First of all, I want to thank my promoter Bram Nauta for giving me this enjoyable project and for his continuous support, encouragement and help over the years. It has been a great privilege to be a member of his group. He has given me freedom to conduct and enjoy my research, yet, guided me toward the right direction with his keen insight into IC design. I want to deeply thank my daily supervisor Eric Klumperink for his invaluable guidance and encouragement. He has been a great source of ideas and knowledge. His attitude toward work and the scientific way of thinking have inspired me to continuously challenge myself to reach new levels.

I want to thank National Semiconductor for sponsoring this project. I thank Mounir Bohsali, Gerard Socci and Ali Djabbari for the fruitful cooperation during this project. I want to thank Bijoy Chatterjee for connecting me with National and giving wise personal advice. I also want to thank Kim Wong and Bengyong Zhang for useful technical discussions, Glen Wells for layout assistance and the members of the NS Labs where I spent two enjoyable summers developing my chips.

I thank Gerard Wienk and Henk de Vries for their technical supports. Gerard helped to set the Cadence environment and designed PCB boards for my test chips. Henk organized the measurement equipments and taught me how to use them. I must also thank Gerdien Lammers for her countless help over the years, be it work related or personal matters. I thank Frederik Reenders and the ITC service center for helping me out with the PC and network issues.

I would like to thank all the members of IC Design group for creating a friendly, creative and interactive working environment. I really enjoyed and appreciated it. I thank my office mates Fabian van Houwelingen, Niels Moseley and Shadi Youssef. They have made the office a lot more fun. I would like to thank Paul Geraedts for technical discussions and the joint work about the PLL figure of merit. I also want to thank Anne-Johan Annema, Ed van Tuijl and Ronan van der Zee for teaching me various courses and Frank van Vliet for his valuable comments about the thesis. I also thank the members of Semiconductor Components group on the same floor for offering numerous coffee plus and the fun in the coffee room. I thank Annemiek Janssen for her generous help. I want to extend my appreciations to my Chinese group mate Wei Cheng and Zhiyu Ru and all my Chinese friends in Netherlands. Their help and friendship have made my study abroad a lot easier and more enjoyable.
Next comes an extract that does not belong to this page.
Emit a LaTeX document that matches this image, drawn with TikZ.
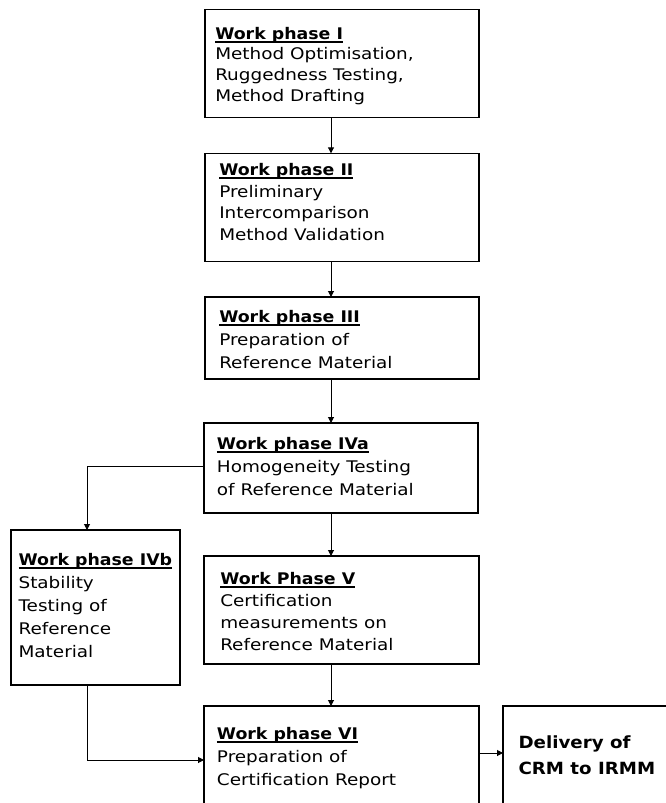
\documentclass[tikz,border=0pt]{standalone}
\usepackage{fontspec}
\setmainfont{DejaVu Sans}[FakeStretch=1.15, BoldFeatures={FakeStretch=1.085}]
\usetikzlibrary{arrows.meta,fit}
\newcommand\wpul[1]{\setbox0\hbox{\bfseries #1}\rlap{\rule[-2.6pt]{\wd0}{1.5pt}}\box0}
\begin{document}
\begin{tikzpicture}[x=0.75pt,y=-0.75pt,
  box/.style={draw, line width=0.8pt, inner sep=0pt, outer sep=0pt},
  txt/.style={anchor=north west, inner sep=0pt, align=left, font=\fontsize{12}{#1}\selectfont},
  arr/.style={line width=0.75pt, -{Triangle[length=4.5pt,width=4.5pt]}}]
\useasboundingbox (0,0) rectangle (666,803);
\clip (0,0) rectangle (666,803);
% boxes
\node[box, fit={(205,9.5) (479,117.5)}] (I) {};
\node[box, fit={(205,153.3) (479,261.5)}] (II) {};
\node[box, fit={(205,297) (479,379)}] (III) {};
\node[box, fit={(204,423) (478,513)}] (IVa) {};
\node[box, fit={(11,530) (180,685)}] (IVb) {};
\node[box, fit={(204,556) (479,664)}] (V) {};
\node[box, fit={(204,706) (479,830)}] (VI) {};
\node[box, fit={(503,706) (700,830)}] (Del) {};
% texts
\node[txt=15.5pt] (tI) at (215,23) {\rule{0pt}{12pt}\wpul{Work phase I}\\Method Optimisation,\\Ruggedness Testing,\\Method Drafting};
\node[txt=16.3pt] (tII) at (219,159) {\rule{0pt}{12pt}\wpul{Work phase II}\\Preliminary\\Intercomparison\\Method Validation};
\node[txt=17.1pt] (tIII) at (219,306.7) {\rule{0pt}{12pt}\wpul{Work phase III}\\Preparation of\\Reference Material};
\node[txt=17.1pt] (tIVa) at (216.7,433.3) {\rule{0pt}{12pt}\wpul{Work phase IVa}\\Homogeneity Testing\\of Reference Material};
\node[txt=17.2pt] (tIVb) at (18.3,549) {\rule{0pt}{12pt}\wpul{Work phase IVb}\\Stability\\Testing of\\Reference\\Material};
\node[txt=16.5pt] (tV) at (220,568) {\rule{0pt}{12pt}\wpul{Work Phase V}\\Certification\\measurements on\\Reference Material};
\node[txt=17.1pt] (tVI) at (216.7,723.3) {\rule{0pt}{12pt}\wpul{Work phase VI}\\Preparation of\\Certification Report};
\node[txt=19.3pt, font=\fontsize{12.6}{19.3pt}\selectfont\bfseries] (tDel) at (518.3,732.3) {\rule{0pt}{12pt}Delivery of\\CRM to IRMM};
% connectors
\coordinate (ax) at (331,0);
\draw[arr] (I.south -| ax) -- (II.north -| ax);
\draw[arr] (II.south -| ax) -- (III.north -| ax);
\draw[arr] (III.south -| ax) -- (IVa.north -| ax);
\draw[arr] (IVa.south -| ax) -- (V.north -| ax);
\draw[arr] (V.south -| ax) -- (VI.north -| ax);
\coordinate (bx) at (87,466);
\draw[arr] (IVa.west |- bx) -| (IVb.north -| bx);
\coordinate (cx) at (87,760);
\draw[arr] (IVb.south -| cx) |- (VI.west |- cx);
\coordinate (dy) at (0,753);
\draw[arr] (VI.east |- dy) -- (Del.west |- dy);
\end{tikzpicture}
\end{document}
Finally, my most special thanks go to my beloved family. I thank my wife Xiaoyan for her unconditional love, support and for taking care of our little angle Ruoxi when I am busy. Her existence made my difficult times bearable and my good times more special. I am deeply grateful to my two brothers and sisters-in-law for being so supportive and encouraging throughout the years. I am greatly in debt to my parents. The example they have set and the support they have given me have been overwhelming. If I spent every page trying to thank my parents for what they have done for me over the years, I would run out of pages.

Xiang Gao Enschede, May 2010

# **About the Author**



**Xiang Gao** was born in Yongkang, Zhejiang, China, in 1983. He received the B.E. degree (*with honor*) from the Zhejiang University, Hangzhou, China, in 2004 and the M.Sc. degree (*cum laude*) from the University of Twente, Enschede, The Netherlands, in 2006, both in electrical engineering. Since 2006, he has been with the IC-Design group of the University of Twente, working towards the Ph.D. degree on the subject of low jitter clock generation. During summer 2007 and summer 2008, he was a visiting scholar in National Semiconductor Labs, Santa Clara, California.